The book's title is a quote from the Russ Meyer film Faster, Pussycat! Kill! Kill! (The full line, as delivered by Lori Williams, is "You're cute, like a velvet glove cast in iron. And like a gas chamber, Varla, a real fun gal.")

== Publication history ==
Like many of Clowes' extended works, Like a Velvet Glove Cast in Iron originally appeared in serial form in his comic book Eightball (issues #1–#10, 1989–1993) but has been reprinted as a trade paperback. The opening panels of later chapters of the story were presented in color when originally published in Eightball. When collected in trade paperback form, the chapters of the story were given names, and a table of contents was added to reflect this.

Velvet Glove has since been reprinted many times, and is currently in its sixth edition. The book has also been translated into Italian, Japanese, French, Spanish, Polish, and Greek. The French edition was nominated for the 2000 Angoulême International Comics Festival Prize for Best Album.

==Plot==
Like a Velvet Glove Cast in Iron is about a man named Clay Loudermilk and his attempts to locate his estranged wife. (The song "the Ballad of Barbara Allen" forms a commentary on the story with its elements of unrequited love, loss, and death.) For reasons unknown, Clay is in the audience at a porno theatre when he sees a bizarre BDSM feature (also titled Like a Velvet Glove Cast in Iron), the star of which is revealed to be his wife, who appears in the credits as "Madame Van Damme". Clay sets out to locate her and becomes embroiled in a series of misadventures involving an incredibly weird cast of supporting characters. Clay is victimized by two crazed policemen, meets a religious cult led by a mass-murderer who intend to overthrow the American government, conspiracy theorists who believe that the reins of the world's political power somehow revolve around a series of dime store novelty figures, a malformed, half-fish young woman and her nymphomaniacal mother, and various other freaks and weirdos. During one dream sequence, the infamous Foot Foot, from the song by The Shaggs, gnaws on Clay's leg.

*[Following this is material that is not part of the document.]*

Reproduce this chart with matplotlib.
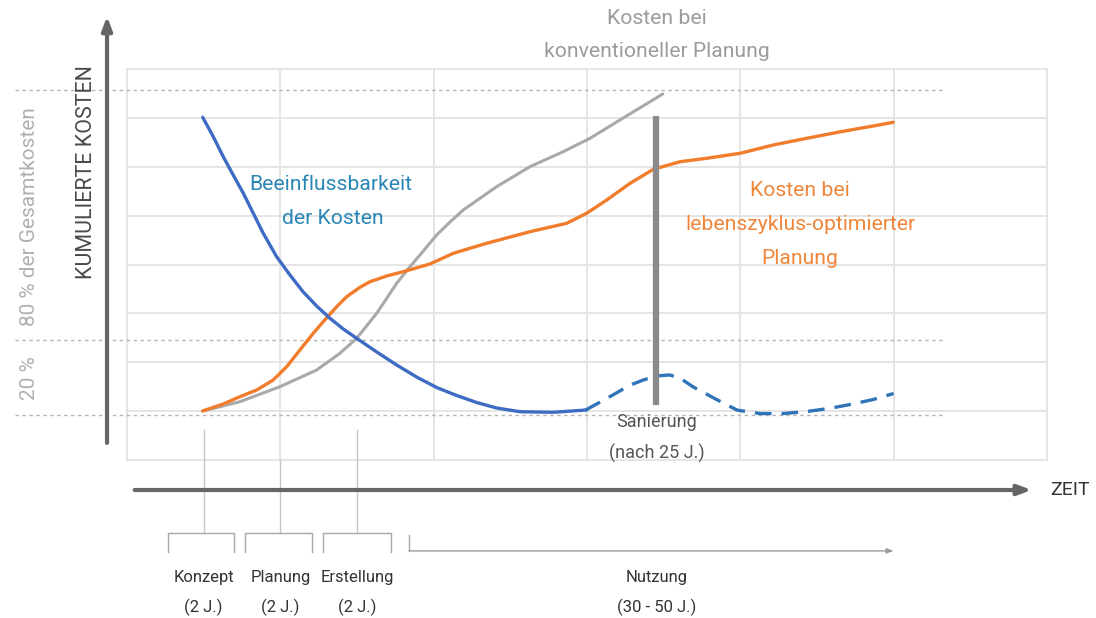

The happy-face icon of "Mr. Jones" also appears in various places through the story (reminiscent of Alfred E. Neuman, the mascot of Mad magazine, whose image dates at least back into the 1800s). Images of Mr. Jones are tattooed into people, carved on to Clay's foot, as a ghost-like character, in Hitler's birthmark, and on the sign for Value Ape shops. It signifies the way in which logos pervade our societies, and links to the conspiracy elements of the story. The true nature of the fish-woman's father is never learned by Mr. Loudermilk, but readers familiar with the stories of H.P. Lovecraft will note connections to Lovecraft's novella The Shadow over Innsmouth, which involves the monstrous interbreeding of humans and unspeakable denizens of the deep. The phrase "Kenneth, what is the frequency?", referencing the bizarre Dan Rather incident (some years before the R.E.M. song did the same thing), is used as part of the "Mr. Jones" conspiracy sub-plot. There are, in addition, references to child pornography and snuff films.

== In other media ==
Like a Velvet Glove Cast in Iron is one of very few graphic novels to have inspired an official soundtrack album. The 10-track CD by Victor Banana (a.k.a. cartoonist Tim Hensley) was released in 1993 on the Jenkins-Peabody label.

In issue #11 of Eightball, published after the conclusion of the Velvet Glove storyline, Clowes did a story about a hypothetical movie based on his book. As presented by Clowes, the film is a highly commercialized, poorly made flop, with little in common with Clowes' original story beyond the title and a few superficial elements.

==Bibliography==
- Burr, Ty. "Like a Velvet Glove Cast in Iron," Entertainment Weekly (May 21, 1993).
- Valenti, Kristy. "Where Were You When... :On Daniel Clowes Like a Velvet Glove Cast in Iron," Comixology (October 6, 2008).
- Valenti, Kristy. "Keepsakes to Commandeer: Tim Hensley and the Like a Velvet Glove Cast in Iron Soundtrack," Comixology (October 14, 2008).
- Valenti, Kristy. "What's the Frequency, Kenneth?: The LAVGCII Soundtrack + Graphic Novel," Comixology (October 21, 2008).